In the result, all the Review Applications are allowed on the following terms:

(a) Persons who are in employment in Private aided Schools are not disqualified from having their names retained in the rolls of the Employment Exchanges. Therefore, the deletion of the names of persons already in service in Private aided Schools, from the live registers of the Employment Exchanges, is violative of Article 16and 19(1)(g) of the Constitution and the same is not also authorised by any law.

(b) The demand made by the respondents for a No Objection Certificate from the Managements of the Private aided Schools, for sponsoring the names of those candidates for recruitment to Government posts, is also illegal as it is not based upon any law.

(c) The cancellation of appointments of some of the selected candidates now sought to be made in pursuance of the Judgment of the Division Bench in W.P. No. 910 of 2007 dated 05.04.2007 is illegal and hence, such cancellation orders shall be recalled and those persons will have to be reinstated in service.

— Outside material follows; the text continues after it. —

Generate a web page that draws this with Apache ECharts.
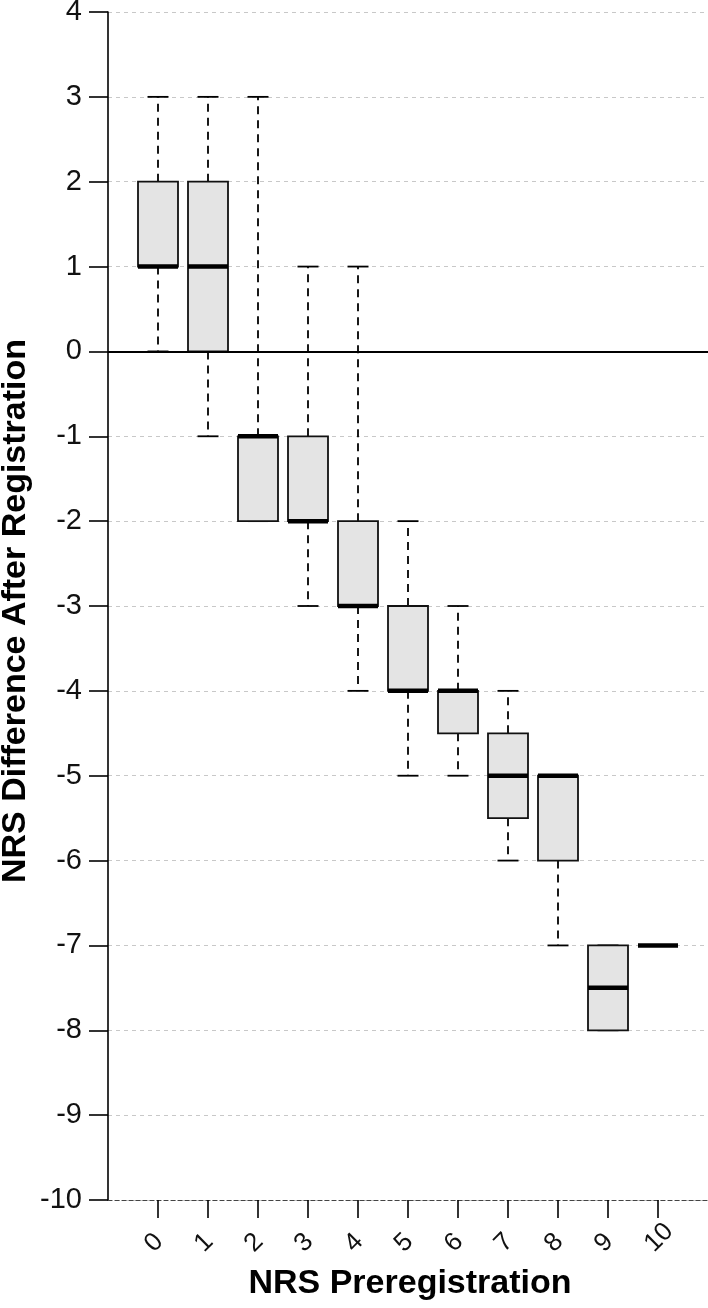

(d) Persons already in employment in Private aided Schools, whose names were deleted from the live register of the Employment Exchange shall have their names restored in the live registers with the same seniority and the Employment Exchanges are directed to sponsor their names against existing vacancies.

(e) The restoration of the names of already employed candidates in the live registers of the Employment Exchanges, pursuant to the above directions, shall not affect any of the selected candidates.

(f) All future recruitments shall be made only in accordance with the statutory rules and not in accordance with executive instructions which are inconsistent with statutory rules.